The three leaders’ agenda included the Russian-controlled Zaporizhzhia nuclear plant in southern Ukraine. Moscow and Kyiv have accused each other of shelling the complex, and the fighting has raised fears of a nuclear catastrophe.

Zelenskyy has demanded that Russian troops leave the plant and that a team from the U.N.’s International Atomic Energy Agency be allowed in.

Zelenskyy and the U.N. chief agreed Thursday on arrangements for an IAEA mission to the plant, according to the president’s website. But it was not immediately clear whether the Kremlin would consent to the proposed terms. As for a pullout of troops, a Russian Foreign Ministry official said that would leave the plant “vulnerable.”

Concerns about the plant mounted Thursday when Russian and Ukrainian authorities accused each other of plotting to attack the site and then blame the other side.
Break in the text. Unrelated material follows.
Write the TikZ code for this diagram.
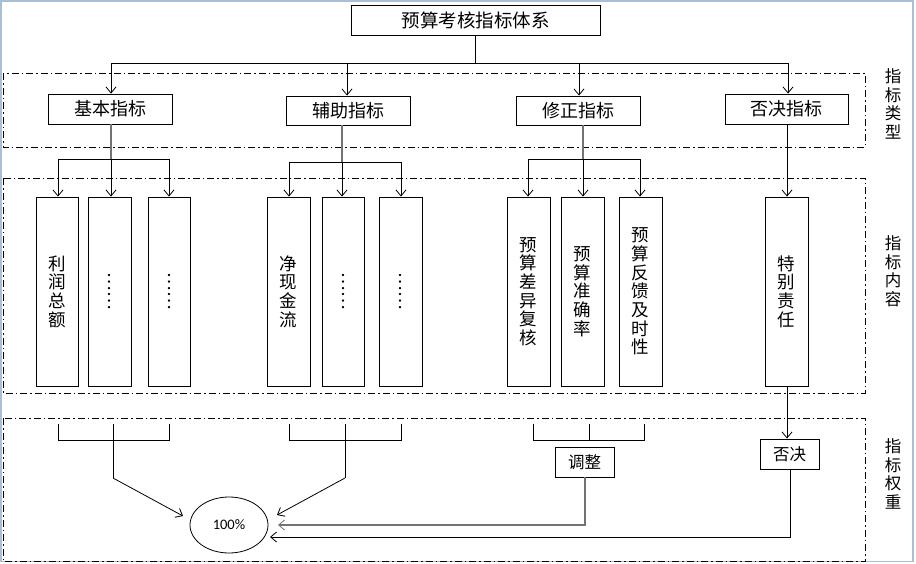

Earlier this month, Erdogan met in Russia with Russian President Vladimir Putin to discuss the fighting. And last month, Turkey and the U.N. helped broker agreements clearing the way for Ukraine to export 22 million tons of corn and other grain stuck in its Black Sea ports since Russia invaded Feb. 24. The agreements also sought to clear roadblocks to exports of Russian food and fertilizer to world markets.

The war has significantly worsened the global food crisis because Ukraine and Russia are major suppliers of grain. Developing countries have been hit particularly hard by shortages and high prices, and the U.N. has declared several African nations in danger of famine.

Yet even with the deal, only a trickle of Ukrainian grain exports has made it out. Turkey said more than 622,000 tons of grain have been shipped from Ukrainian ports since the deal was reached.

At a news conference Thursday in Lviv, Guterres touted the success of the grain export agreements but added, “There is a long way to go before this will be translated into the daily life of people at their local bakery and in their markets.”

The discussions about an overall end to the war that has killed untold thousands and forced over 10 million Ukrainians to flee their homes were not expected to yield anything substantive.

In March, Turkey hosted talks in Istanbul between Russian and Ukrainian negotiators, but the effort to end the hostilities failed, with the two sides blaming each other.

Erdogan has engaged in a delicate balancing act, maintaining good relations with both Russia and Ukraine. Turkey has provided Ukraine with drones, which have played a significant role in the fighting, but it has refrained from joining Western sanctions against Russia over the war.

Turkey is facing a major economic crisis, with official inflation near 80%, and is increasingly dependent on Russia for trade and tourism. Russian gas covers 45% of Turkish energy needs, and Russia’s atomic agency is building Turkey’s first nuclear power plant.

Sinan Ulgen of the Istanbul-based EDAM think tank characterized Turkey’s diplomatic policy as being “pro-Ukraine without being anti-Russia.”


“Turkey believed that it did not have the luxury to totally alienate Russia,” Ulgen said.